What this chart seeks to show is the steps AI systems have to ascend to achieve ASI, where they can learn and network like humans, but at an unimaginable speed and scale. They will learn and adapt on their own (“sophisticated”). They will be able to understand and respond to the emotions and needs of others (“sympathetic”), and work together with humans, other agents and physical systems to solve complex problems and achieve goals (“shared”).
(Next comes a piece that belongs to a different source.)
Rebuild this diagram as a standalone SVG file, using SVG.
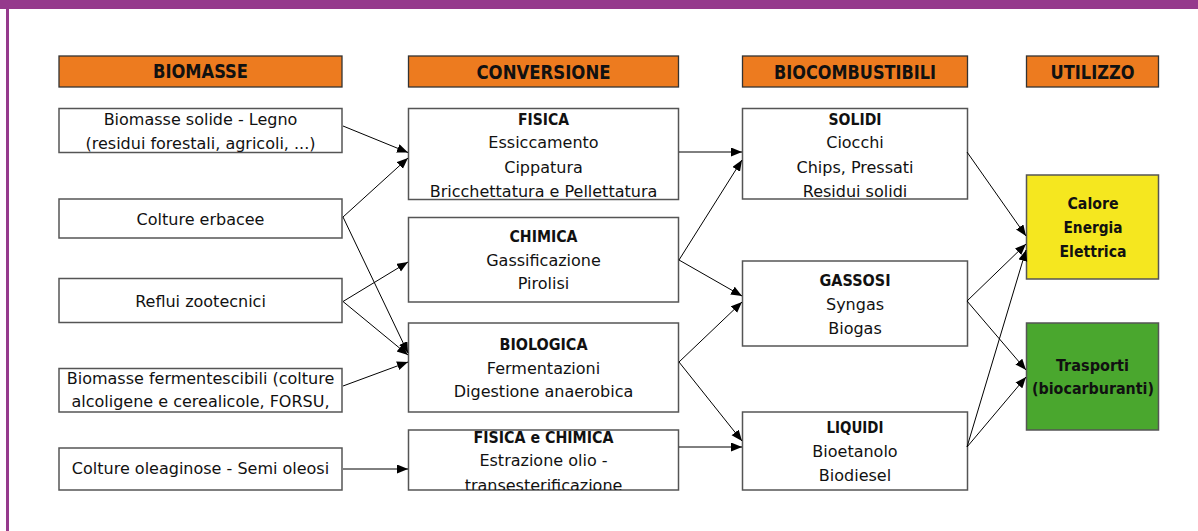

At VERSES, we're developing a new type of AI based on the nested ecosystems of intelligence found in nature that will lead to ASI. Within these ecosystems, intelligent agents, both human and synthetic, work together to solve complex problems. Active inference agents make predictions, take action, and interact with their environment through the Spatial Web, which enables them to perceive and understand the world like we do. Instead of seeing humans as separate from or inferior to AI and the Spatial Web, our approach ensures that we remain integral participants. We are leaving behind the dystopian, sci-fi stereotype nightmares, for a future, where artificial intelligence evolves and enhances everything it touches, where Intelligence is woven into the fabric of our daily lives in the same way that electricity was in the 20th century. In this case, acting as the key to upgrade our civilization, address our greatest challenges and rise to our highest potential. We believe that an approach to digital intelligence formed of ecosystems, based on the fundamental principles found in nature and evidenced in neuroscience is the path to achieve these goals.